Interactions of Hermitian and non-Hermitian Hamiltonians
Carl M. Bender, Hugh F. Jones

TL;DR
This paper investigates how coupling Hermitian and non-Hermitian PT-symmetric Hamiltonians affects their energy spectra, showing that energies remain real under weak coupling but become complex beyond a critical strength.
Contribution
It provides a detailed analysis of the spectral behavior when Hermitian and non-Hermitian Hamiltonians are coupled, including perturbative results for ground-state energies.
Findings
Energy remains real for small coupling strengths.
Energy becomes complex beyond a critical coupling value.

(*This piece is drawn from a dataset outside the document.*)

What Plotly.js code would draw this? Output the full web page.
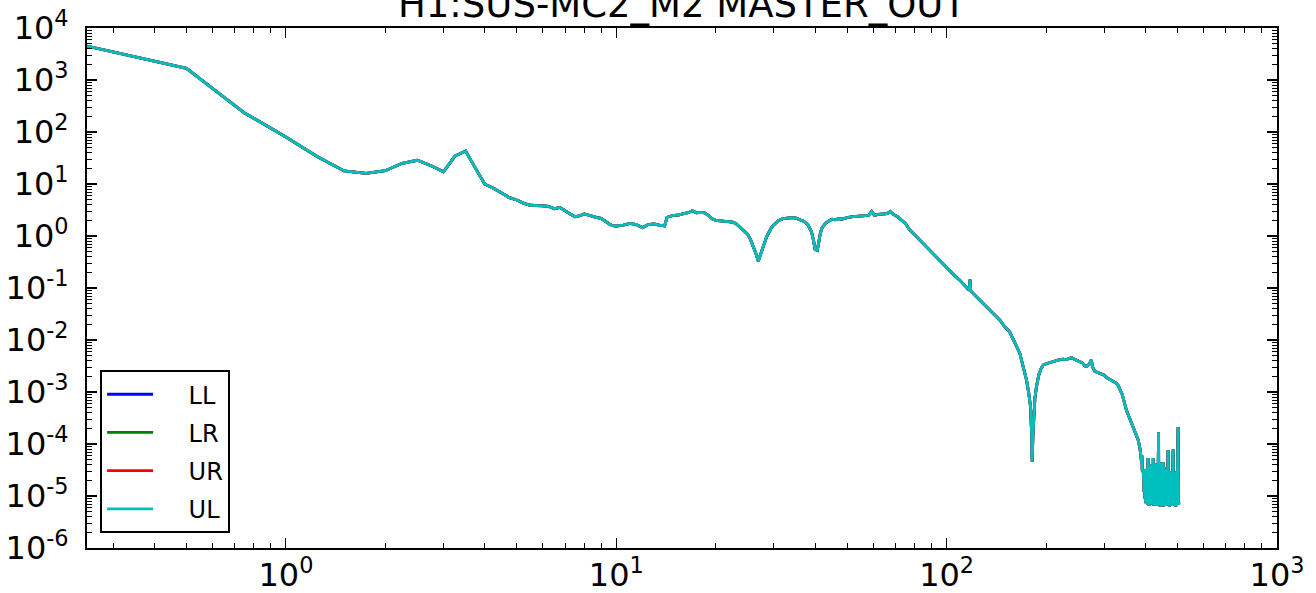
<!DOCTYPE html>
<html>
<head>
<meta charset="utf-8">
<script src="https://cdn.plot.ly/plotly-3.0.1.min.js"></script>
<style>html,body{margin:0;padding:0;background:#fff;}#chart{width:1316px;height:593px;}</style>
</head>
<body>
<div id="chart"></div>
<script>
// Frequency (Hz) and amplitude readings; the four channels coincide within the line width.
const freq = [0.25,0.5,0.75,1.0,1.25,1.5,1.75,2.0,2.25,2.5,2.75,3.0,3.25,3.5,3.75,4.0,4.25,4.5,4.75,5.0,
5.25,5.5,5.75,6.0,6.25,6.5,6.75,7.0,7.25,7.5,7.75,8.0,8.25,8.5,8.75,9.0,9.25,9.5,9.75,10.0,
10.5,11.0,11.5,12.0,12.5,13.0,13.5,14.0,14.25,14.5,15.0,15.5,16.0,16.5,17.0,17.5,18.0,18.5,19.0,19.5,
20.0,20.5,21.0,21.5,22.0,22.5,23.0,23.5,24.0,24.5,25.0,25.5,26.0,26.5,26.9,27.25,27.5,28.0,28.5,29.0,
29.5,30.0,31.0,32.0,33.0,34.0,35.0,36.0,37.0,38.0,39.0,39.5,40.0,40.6,41.0,41.5,42.0,43.0,44.0,45.0,
46.0,47.0,48.0,49.0,50.0,52.0,54.0,56.0,58.0,59.3,60.5,62.0,64.0,66.0,67.5,69.0,71.0,73.0,75.0,77.0,
80.0,83.0,86.0,89.0,92.0,95.6,99.0,102.4,106.0,109.8,114.0,117.0,117.7,118.3,122.0,126.0,130.0,135.0,140.0,145.0,
150.0,155.0,160.0,166.6,170.0,174.5,177.0,179.5,181.0,181.5,182.5,183.6,185.0,187.0,190.0,193.0,196.0,200.0,205.0,210.0,
215.0,220.0,225.0,230.0,235.0,239.0,243.0,248.0,253.0,258.0,262.0,265.0,270.0,274.0,277.0,281.0,290.0,300.0,305.0,315.0,
325.0,330.0,340.0,350.0,360.0,367.0,375.0,380.0,385.0,388.0,389.0,390.0,391.0,393.0,395.0,396.0,397.0,398.0,399.0,400.0,
401.0,402.0,403.0,404.0,405.0,406.0,407.0,408.0,409.0,410.0,412.0,414.0,416.0,418.0,420.0,421.0,422.0,423.0,425.0,427.0,
429.0,431.0,433.0,435.0,437.0,438.0,439.0,441.0,443.0,445.0,447.0,449.0,451.0,452.0,453.0,455.0,457.0,459.0,461.0,463.0,
465.0,467.0,468.0,469.0,471.0,473.0,475.0,477.0,479.0,481.0,483.0,485.0,486.0,488.0,490.0,492.0,494.0,496.0,498.0,500.0,
502.0,503.0,505.0];

const psd = [4500,1680,232,80,33,17.8,16,18,25,28.6,22.5,17.2,34.5,43,20,9.9,8.3,6.8,5.46,4.92,
4.25,3.9,3.78,3.78,3.7,3.35,3.55,3.0,2.65,2.35,2.45,2.65,2.5,2.3,2.25,2.19,1.9,1.72,1.58,1.55,
1.62,1.74,1.66,1.45,1.66,1.70,1.62,1.56,2.3,2.4,2.5,2.55,2.7,2.8,3.05,2.8,2.85,2.8,2.5,2.15,
2.0,1.97,1.95,1.92,1.9,1.85,1.75,1.55,1.4,1.22,1.08,0.85,0.64,0.45,0.33,0.42,0.52,0.7,0.95,1.18,
1.45,1.65,2.0,2.15,2.2,2.25,2.2,2.05,1.9,1.65,1.2,0.85,0.55,0.53,0.8,1.15,1.45,1.75,1.95,2.1,
2.05,2.15,2.1,2.2,2.25,2.35,2.4,2.45,2.5,2.95,2.5,2.6,2.65,2.7,2.95,2.6,2.35,2.05,1.75,1.35,
1.05,0.85,0.67,0.53,0.42,0.33,0.26,0.21,0.17,0.14,0.11,0.09,0.145,0.088,0.072,0.059,0.048,0.038,0.030,0.024,
0.018,0.0145,0.0095,0.0055,0.0033,0.0017,0.0010,0.00052,0.00013,0.000046,0.00015,0.00039,0.00075,0.00126,0.0021,0.0028,0.0033,0.0035,0.0037,0.0038,
0.0040,0.0042,0.0043,0.0042,0.0044,0.0046,0.0043,0.0041,0.0038,0.0036,0.0032,0.0031,0.0034,0.0041,0.0030,0.0025,0.0023,0.0021,0.0019,0.0017,
0.0015,0.00136,0.0009,0.00045,0.00029,0.00021,0.00015,0.00012,0.00008,0.00006,0.000045,0.00006,0.00003,0.000032,0.000022,0.000012,0.000025,0.000009,0.00003,0.0000075,
0.000032,0.000007,0.000028,0.0000072,0.000035,0.0000068,0.000054,0.000007,0.00003,0.0000065,0.000036,0.000007,0.00004,0.0000068,0.000038,0.000007,0.000054,0.0000066,0.000042,0.000007,
0.000036,0.0000064,0.000043,0.0000068,0.000039,0.000166,0.0000065,0.000042,0.0000062,0.000044,0.0000068,0.000038,0.0000065,0.000045,0.0000063,0.000036,0.0000067,0.00003,0.0000064,0.000033,
0.0000068,0.000028,0.000076,0.0000065,0.00003,0.0000062,0.000026,0.0000066,0.000029,0.0000068,0.000027,0.000078,0.0000064,0.000028,0.0000066,0.000026,0.0000063,0.00003,0.0000067,0.000025,
0.00021,0.0000068,0.0000075];

const seriesNames = ['LL','LR','UR','UL'];
const seriesColors = ['#0000ff','#008000','#ff0000','#00bfbf'];
const chartTitle = 'H1:SUS-MC2_M2 MASTER_OUT';
const xTickVals = [1,10,100,1000];
const xTickText = ['10<sup>0</sup>','10<sup>1</sup>','10<sup>2</sup>','10<sup>3</sup>'];
const yTickVals = [1e-6,1e-5,1e-4,1e-3,1e-2,1e-1,1e0,1e1,1e2,1e3,1e4];
const yTickText = ['10<sup>-6</sup>','10<sup>-5</sup>','10<sup>-4</sup>','10<sup>-3</sup>','10<sup>-2</sup>','10<sup>-1</sup>','10<sup>0</sup>','10<sup>1</sup>','10<sup>2</sup>','10<sup>3</sup>','10<sup>4</sup>'];
const xMinor = [0.3,0.4,0.5,0.6,0.7,0.8,0.9,2,3,4,5,6,7,8,9,20,30,40,50,60,70,80,90,200,300,400,500,600,700,800,900];
const yMinor = [];
for (let e = -6; e < 4; e++) { for (let m = 2; m <= 9; m++) { yMinor.push(m * Math.pow(10, e)); } }

const pad = '\u00a0\u00a0\u00a0\u00a0';
const traces = seriesNames.map((n, i) => ({
  x: freq, y: psd, type: 'scatter', mode: 'lines', name: pad + n,
  legendgroup: n,
  line: {color: seriesColors[i], width: 2.8}
}));

const font = 'DejaVu Sans, sans-serif';
const axisCommon = {
  type: 'log', showgrid: false, zeroline: false, showline: true, linecolor: '#000', linewidth: 2,
  mirror: 'allticks', ticks: 'inside', ticklen: 10, tickwidth: 1.2, tickcolor: '#000',
  tickfont: {family: font, size: 32, color: '#000'}, tickmode: 'array'
};

const layout = {
  width: 1316, height: 593,
  margin: {l: 87, r: 39, t: 28, b: 45},
  paper_bgcolor: '#fff', plot_bgcolor: '#fff',
  title: {text: chartTitle, font: {family: font, size: 37, color: '#000'}, x: 0.5, xref: 'paper', xanchor: 'center', yref: 'paper', y: 1, yanchor: 'bottom', pad: {b: 11}},
  xaxis: Object.assign({}, axisCommon, {
    range: [Math.log10(0.25), 3], tickvals: xTickVals, ticktext: xTickText, ticklabelstandoff: -2,
    minor: {ticks: 'inside', ticklen: 5, tickwidth: 1, tickcolor: '#000', tickvals: xMinor, showgrid: false}
  }),
  yaxis: Object.assign({}, axisCommon, {
    range: [-6, 4], tickvals: yTickVals, ticktext: yTickText, ticklabelstandoff: 10,
    minor: {ticks: 'inside', ticklen: 5, tickwidth: 1, tickcolor: '#000', tickvals: yMinor, showgrid: false}
  }),
  showlegend: true,
  legend: {
    x: 0.011, y: 0.342, xanchor: 'left', yanchor: 'top',
    bordercolor: '#000', borderwidth: 2, bgcolor: '#fff',
    font: {family: font, size: 24, color: '#000'},
    traceorder: 'grouped', tracegroupgap: 4, itemwidth: 46
  }
};

Plotly.newPlot('chart', traces, layout, {staticPlot: true});
</script>
</body>
</html>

Ground-state energy is real up to second-order perturbation theory.
Abstract
The coupling of non-Hermitian PT-symmetric Hamiltonians to standard Hermitian Hamiltonians, each of which individually has a real energy spectrum, is explored by means of a number of soluble models. It is found that in all cases the energy remains real for small values of the coupling constant, but becomes complex if the coupling becomes stronger than some critical value. For a quadratic non-Hermitian PT-symmetric Hamiltonian coupled to an arbitrary real Hermitian PT-symmetric Hamiltonian, the reality of the ground-state energy for small enough coupling constant is established up to second order in perturbation theory.